Medicare beneficiaries will be able to receive outpatient testing and limited treatment for infectious diseases (COVID‑19, flu, RSV, strep) directly from pharmacists starting Jan 1, 2026, increasing timely access to care.
Pharmacists (and pharmacy providers) can bill Medicare for these covered services, creating a new revenue stream and incentivizing more pharmacies to offer timely testing and treatment.
During a declared §319 public health emergency, pharmacist-provided services are paid at a higher rate, encouraging surge capacity and greater provider availability in emergencies.
Taxpayers and the Medicare program will face increased spending to pay pharmacists for these services, raising program costs.
State supervision and collaboration requirements mean administrative complexity and could produce uneven access across states that have restrictive pharmacy practice laws, limiting benefits for beneficiaries in some areas.
Covered services are limited to a narrow set of infectious‑disease testing/treatment and §319 emergency responses, restricting pharmacists' ability to provide a broader range of reimbursed clinical care under Medicare.
Based on analysis of 2 sections of legislative text.
Adds limited pharmacist services to Medicare Part B for specified infectious testing/treatment, sets payment rules, and bans balance billing starting Jan 1, 2026.

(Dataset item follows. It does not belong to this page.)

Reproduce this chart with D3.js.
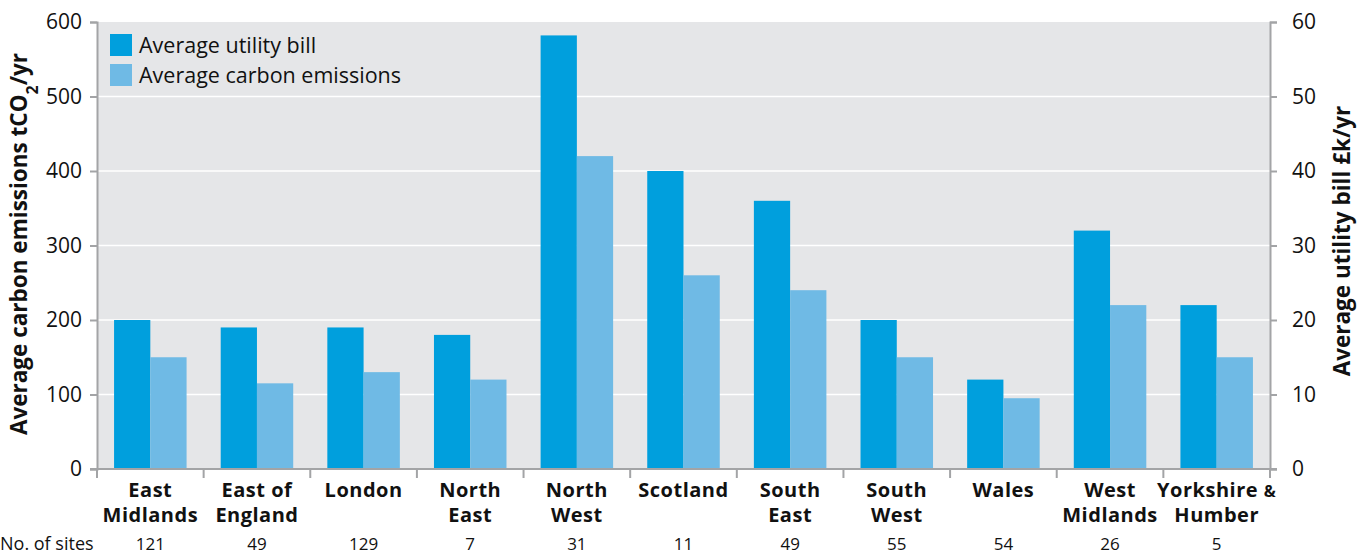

Introduced May 1, 2025 by Adrian Smith · Last progress May 1, 2025
Adds a limited set of pharmacist-provided services to Medicare Part B so Medicare can pay for certain pharmacist testing and treatment for respiratory infections and for services tied to a declared public health emergency. It sets payment rules (generally 80% of a capped amount, 100% for declared public health emergencies), bans balance billing by pharmacists, and makes the changes effective January 1, 2026. The coverage is limited to services pharmacists are legally authorized to provide under state law and applies when services meet any applicable state supervision or collaboration requirements. The law focuses on testing/treatment for COVID-19, influenza, RSV, streptococcal pharyngitis, and other services tied to a Public Health Service Act §319 emergency.